Embroidermodder 2 was written in C++/Qt5 and it was far too complex. We had issues with people not able to build from source because the Qt5 libraries were so ungainly. So I decided to do a rewrite in C/SDL2 (originally FreeGLUT, but that was a mistake) with data stored as YAML. This means linking 4-7 libraries depending on your system which are all well supported and widely available.
This is going well, although it's slow progress as I'm trying to keep track of the design while also doing a ground up rewrite. I don't want to throw away good ideas. Since I also write code for libembroidery my time is divided.
Overview of the UI rewrite
(Problems to be solved in brackets.)
It's not much to look at because I'm trying to avoid using an external widgets system, which in turn means writing things like toolbars and menubars over. If you want to get the design the actuator is the heart of it.

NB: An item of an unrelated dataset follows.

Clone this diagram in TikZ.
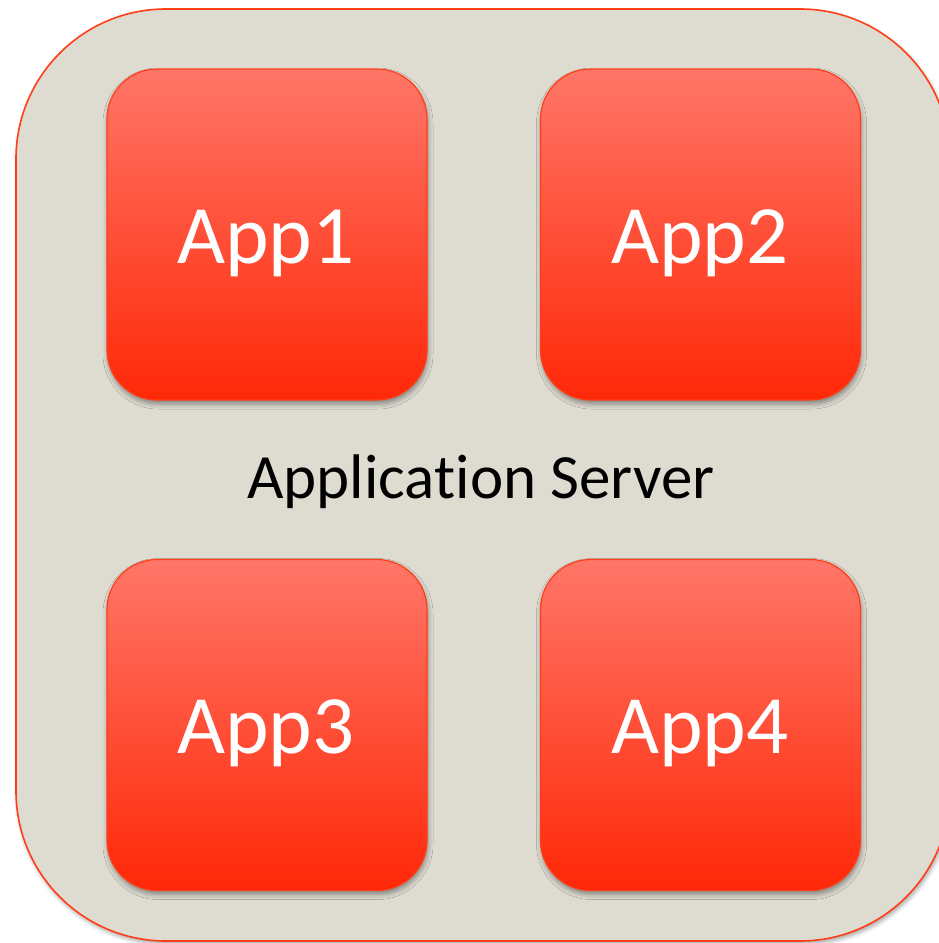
\documentclass[tikz,border=0pt]{standalone}
\usepackage{fontspec}
\setmainfont{Carlito}[Ligatures=NoCommon]
\usetikzlibrary{shadows.blur}
\definecolor{serverbg}{RGB}{222,219,209}
\definecolor{edgered}{RGB}{255,62,24}
\definecolor{apptop}{RGB}{255,118,104}
\definecolor{appbot}{RGB}{255,40,8}
\tikzset{
  server/.style={draw=edgered, line width=1.6pt, fill=serverbg, rounded corners=150pt,
    blur shadow={shadow xshift=1.5pt, shadow yshift=-3pt, shadow blur radius=4pt, shadow opacity=35}},
  appbox/.style={draw=edgered, line width=1.2pt, rounded corners=50pt, top color=apptop, bottom color=appbot,
    minimum width=320pt, minimum height=331pt, inner sep=0pt,
    blur shadow={shadow xshift=1pt, shadow yshift=-4pt, shadow blur radius=5pt, shadow opacity=40}},
  applabel/.style={text=white, font=\fontsize{83}{90}\selectfont, inner sep=0pt, anchor=base},
  serverlabel/.style={text=black, font=\fontsize{63}{70}\selectfont, inner sep=0pt, anchor=base}
}
\begin{document}
\begin{tikzpicture}[x=1pt,y=-1pt]
\useasboundingbox (0,0) rectangle (938,943);
\path[server] (16,9) rectangle (950,941);
\node[appbox] (app1) at (267,234.5) {};
\node[appbox] (app2) at (700.5,234.5) {};
\node[appbox] (app3) at (267,725) {};
\node[appbox] (app4) at (700.5,725) {};
\node[applabel] (t1) at (266,263) {App1};
\node[applabel] (t2) at (700,263) {App2};
\node[applabel] (t3) at (266,753) {App3};
\node[applabel] (t4) at (700,753) {App4};
\node[serverlabel] (srv) at (481,498) {Applicat\kern0pt ion Server};
\end{tikzpicture}
\end{document}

Without Qt5 we need a way of assigning signals with actions, so this is what I've got: the user interacts with a UI element, this sends an integer to the actuator that does the thing using the current state of the main_window struct of which we expect there to be exactly one instance. The action is taken out by a jump table that calls the right function (most of which are missing in action and not connected up properly). It also logs the number, along with key parts of the main struct in the undo_history (an unsolved problem because we need to decide how much data to copy over per action). This means undo, redo and repeat actions can refer to this data.
Copying over some useful advice in the README on this topic.
KISS SDL
Rather than directly including the source code I think it would be informative to use the structures as inspiration for our own widget system.
Read the source code here: https://github.com/actsl/kiss_sdl
For example, it demonstrates how to use SDL_ttf to create a texture and copy it to the renderer. But we would want to style our own widget borders etc.
We would recommend that new developers hoping to help the project read this source code before diving into ours.
After the introduction of TinyScheme the actuator system is now "an action" is a C function that is callable from Scheme with a set of associated data that allow the creation of widgets like toolbars and menus.
The undo_history is, therefore a Scheme file of all of the commands issued by the user as scheme function calls.